# Engine bellhousing



## Picada (Jan 13, 2014)

I would like to know if the bellhousing of the 1.8l and the 1.4T is the same?!

I'm thinking about swapping a M32(mr5) on my saturn astra and would like to know what i need to realise it!


----------



## brian v (Dec 25, 2011)

What does your Technichal Manual tell you ? If you do not have one then you should consider purchasing 1 for 300.00 $ US


----------



## sx sonic (Nov 25, 2013)

As far as I'm aware all the M32 variants are interchangeable between the 1.8 and 1.4t. A member on SOF is actually running the M32 from a Cruze 1:8 on his Sonic turbo.


----------



## sx sonic (Nov 25, 2013)

Here's the gear and R&P ratios of the M32 variants and what models they're equipped in. It might be missing a trans because I thought I recalled hearing that GM changed the ratios in the standard Cruze in like 11 or 12.

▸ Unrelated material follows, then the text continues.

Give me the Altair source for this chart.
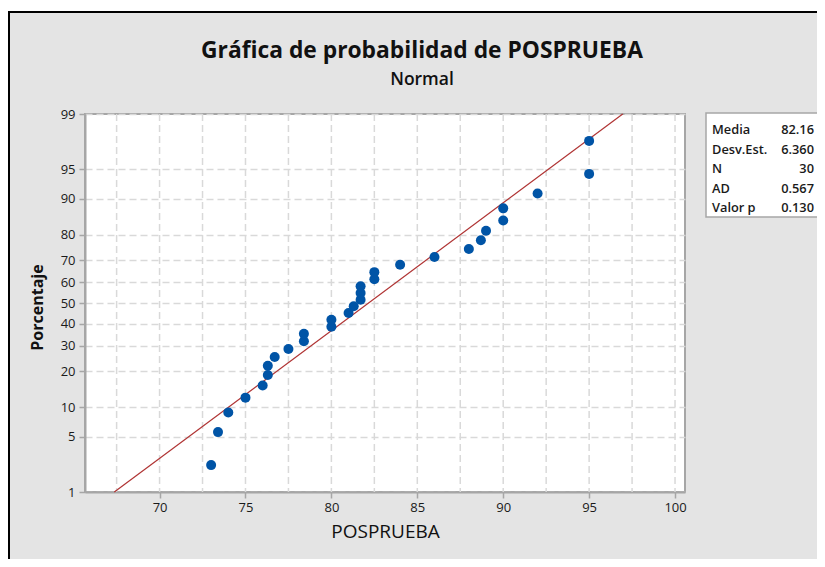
import altair as alt
import pandas as pd
from statistics import NormalDist

# ---- data ----
values = [73.0, 73.4, 74.0, 75.0, 76.0, 76.3, 76.3, 76.7, 77.5, 78.4,
          78.4, 80.0, 80.0, 81.0, 81.3, 81.7, 81.7, 81.7, 82.5, 82.5,
          84.0, 86.0, 88.0, 88.7, 89.0, 90.0, 90.0, 92.0, 95.0, 95.0]
percent = [2.3, 5.6, 8.9, 12.2, 15.5, 18.8, 22.0, 25.3, 28.6, 31.9,
           35.2, 38.5, 41.8, 45.1, 48.4, 51.6, 54.9, 58.2, 61.5, 64.8,
           68.1, 71.4, 74.7, 78.0, 81.3, 84.5, 87.8, 91.1, 94.4, 97.7]

y_tick_pct = [1, 5, 10, 20, 30, 40, 50, 60, 70, 80, 90, 95, 99]
x_ticks = [70, 75, 80, 85, 90, 95, 100]
x_grid = [67.5, 70, 72.5, 75, 77.5, 80, 82.5, 85, 87.5, 90, 92.5, 95, 97.5, 100]

stat_labels = ["Media", "Desv.Est.", "N", "AD", "Valor p"]
stat_values = ["82.16", "6.360", "30", "0.567", "0.130"]
mean_val = 82.16
sd_val = 6.360

title_text = "Gráfica de probabilidad de POSPRUEBA"
subtitle_text = "Normal"
x_title = "POSPRUEBA"
y_title = "Porcentaje"

FONT = "Open Sans"
W, H = 600, 378

nd = NormalDist()
z = lambda p: nd.inv_cdf(p / 100.0)

pts = pd.DataFrame({"x": values, "pct": percent})
pts["z"] = [z(p) for p in percent]

fit = pd.DataFrame({"pct": [1, 99]})
fit["z"] = [z(p) for p in fit["pct"]]
fit["x"] = [mean_val + sd_val * v for v in fit["z"]]

y_tick_z = [z(p) for p in y_tick_pct]
parts = [f"abs(datum.value - ({zz:.5f})) < 0.01 ? '{p}'" for zz, p in zip(y_tick_z, y_tick_pct)]
label_expr = " : ".join(parts) + " : ''"

xscale = alt.Scale(domain=[65.66, 100.58], nice=False, zero=False)
yscale = alt.Scale(domain=[z(1), z(99)], nice=False, zero=False)

xaxis = alt.Axis(values=x_ticks, format="d", grid=False, title=x_title,
                 tickSize=6, labelPadding=3, titlePadding=8,
                 titleFontSize=19, titleFontWeight="normal")
yaxis = alt.Axis(values=y_tick_z, labelExpr=label_expr, grid=True,
                 gridDash=[7, 4], gridColor="#d9d9d9", gridWidth=1.5,
                 title=y_title, tickSize=6, labelPadding=4,
                 titleFontSize=16, titleFontWeight="bold",
                 titleX=-48, titleY=193, titleAngle=270,
                 titleAlign="center", titleBaseline="middle")

one = pd.DataFrame({"a": [0]})

vgrid = alt.Chart(pd.DataFrame({"g": x_grid})).mark_rule(
    color="#d9d9d9", strokeDash=[7, 4], strokeWidth=1.5
).encode(x=alt.X("g:Q", scale=xscale, axis=xaxis))

line = alt.Chart(fit).mark_line(color="#b03434", strokeWidth=1.2).encode(
    x=alt.X("x:Q", scale=xscale, axis=xaxis),
    y=alt.Y("z:Q", scale=yscale, axis=yaxis),
)

points = alt.Chart(pts).mark_point(
    filled=True, shape="circle", size=100, color="#0054a6", opacity=1
).encode(
    x=alt.X("x:Q", scale=xscale, axis=xaxis),
    y=alt.Y("z:Q", scale=yscale, axis=yaxis),
)

layers = [vgrid, line, points]

# frame decoration (white strip + black border)
layers.append(alt.Chart(one).mark_rect(color="white").encode(
    x=alt.value(-77), x2=alt.value(740), y=alt.value(-106), y2=alt.value(-103)))
layers.append(alt.Chart(one).mark_rule(color="black", strokeWidth=2).encode(
    x=alt.value(-77), x2=alt.value(740), y=alt.value(-102), y2=alt.value(-102)))
layers.append(alt.Chart(one).mark_rule(color="black", strokeWidth=2).encode(
    x=alt.value(-76), y=alt.value(-102), y2=alt.value(480)))

# titles
layers.append(alt.Chart(pd.DataFrame({"t": [title_text]})).mark_text(
    font=FONT, fontSize=22.8, fontWeight="bold", align="center",
    baseline="alphabetic", color="#111111"
).encode(text="t:N", x=alt.value(337), y=alt.value(-56)))
layers.append(alt.Chart(pd.DataFrame({"t": [subtitle_text]})).mark_text(
    font=FONT, fontSize=17.5, fontWeight=600, align="center",
    baseline="alphabetic", color="#111111"
).encode(text="t:N", x=alt.value(337), y=alt.value(-29)))

# stats box
layers.append(alt.Chart(one).mark_rect(fill="white", stroke="#a6a6a6", strokeWidth=1.5).encode(
    x=alt.value(621), x2=alt.value(735), y=alt.value(-1), y2=alt.value(103)))
for i, (lab, val) in enumerate(zip(stat_labels, stat_values)):
    yy = 16 + i * 19.6
    layers.append(alt.Chart(pd.DataFrame({"t": [lab]})).mark_text(
        font=FONT, fontSize=12.8, fontWeight=600, align="left",
        baseline="middle", color="#1a1a1a"
    ).encode(text="t:N", x=alt.value(627), y=alt.value(yy)))
    layers.append(alt.Chart(pd.DataFrame({"t": [val]})).mark_text(
        font=FONT, fontSize=12.8, fontWeight=600, align="right",
        baseline="middle", color="#1a1a1a"
    ).encode(text="t:N", x=alt.value(729), y=alt.value(yy)))

chart = alt.layer(*layers).properties(
    width=W, height=H,
    autosize=alt.AutoSizeParams(type="none"),
    padding={"left": 77, "top": 106, "right": 132, "bottom": 67},
).configure(background="#e4e4e4", font=FONT).configure_view(
    fill="white", stroke="#a6a6a6", strokeWidth=2
).configure_axis(
    domainColor="#a6a6a6", domainWidth=2, tickColor="#a6a6a6", tickWidth=1.5,
    labelFont=FONT, labelFontSize=13, labelColor="#1a1a1a", labelFontWeight=500,
    titleFont=FONT, titleColor="#111111",
)

chart.save("out.html", embed_options={"renderer": "svg", "actions": False})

Link: 6 speed manual gear ratios - Chevy Sonic Owners Forum


----------



## Picada (Jan 13, 2014)

Ohh ok thanks! Now i need to know what else is needed! My Astra has the f17 5-speed and i would like getting a short ratio 6-speed. Maybe it needs the shift linkage, the Cruze shifter or also an Opel Astra Opc, clutch hose...


----------